In violent opposition to most of what surrounds him, any greatly gifted, and tough, English youth is likely to become more and more aware of himself and his own isolation. While his French compeer is having rough corners gently obliterated by contact with a well-oiled whetstone, and is growing daily more conscious of solidarity with his partners in a peculiar and gracious civilization, the English lad grows steadily more individualistic. Daily he becomes more eccentric, more adventurous, and more of a "character." Very easily will he snap all conventional cables and, learning to rely entirely on himself, trust only to his own sense of what is good and true and beautiful. This personal sense is all that he has to follow; and in following it he will meet with no conventional obstacle that he need hesitate for one moment to demolish. English civilization is so smug and hypocritical, so grossly philistine, and at bottom so brutal, that every first-rate Englishman necessarily becomes an outlaw. He grows by kicking; and his personality flourishes, unhampered by sympathetic, clinging conventions, nor much—and this is important, too—by the inquisitorial tyranny of Government. For, at any rate until the beginning of the war, an Englishman who dared to defy the conventions had less than a Frenchman to fear from the laws.

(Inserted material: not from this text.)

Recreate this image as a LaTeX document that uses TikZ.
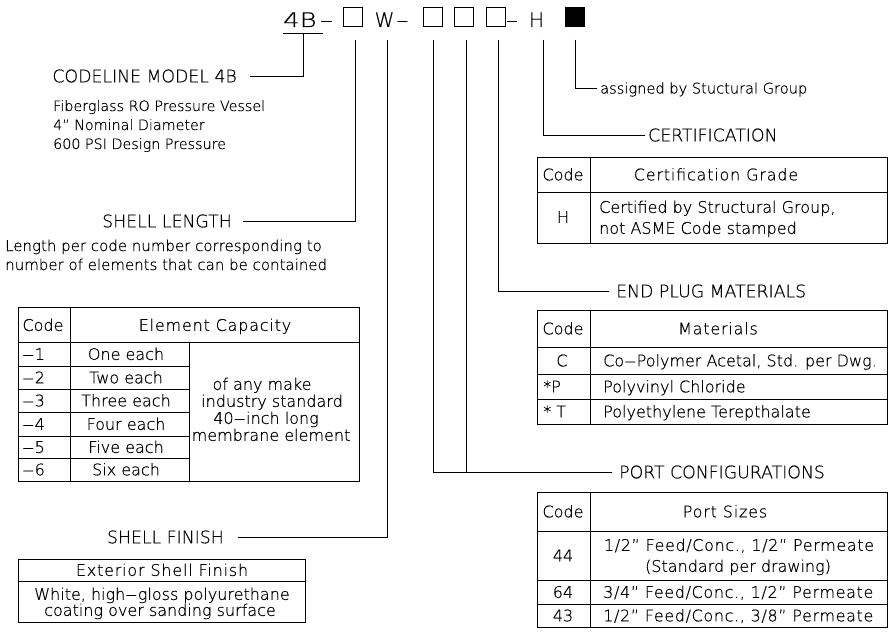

I have already suggested that the consequences of this difference between French and English civilization may be studied in the history of their literature and thought. For the abject poverty of English visual art I have attempted to give reasons elsewhere: here I have not space to say more than that it is rarely good for an artist to be a protestant, and that a protestant is just what the English attitude to painting generally forces a genuine artist to be. But consider the literature of the French Renaissance: Rabelais is the one vast figure. Ronsard and his friends are charming, elegant, and erudite; but not of the stupendous. What is even more to the point, already with the pléiade we have a school—a school with its laws and conventions, its "thus far and no further." Nothing is more notorious than the gorgeous individualism and personality of those flamboyant monsters whom we call the Elizabethans, unless it be the absence of that quality in the great French writers of the next age. Had Pascal been as bold as Newton he might have been as big. No one will deny that Descartes was a finer intelligence than Hobbes, or that his meticulous respect for French susceptibilities gave an altogether improbable turn to his speculations. In the eighteenth century it was the English who did the discovering and the French who, on these discoveries being declared admissibles, brought them to perfection. Even in the nineteenth, the Revolution notwithstanding, French genius, except in painting, asserted itself less vividly and variously than the Russian or English, and less emphatically than the German.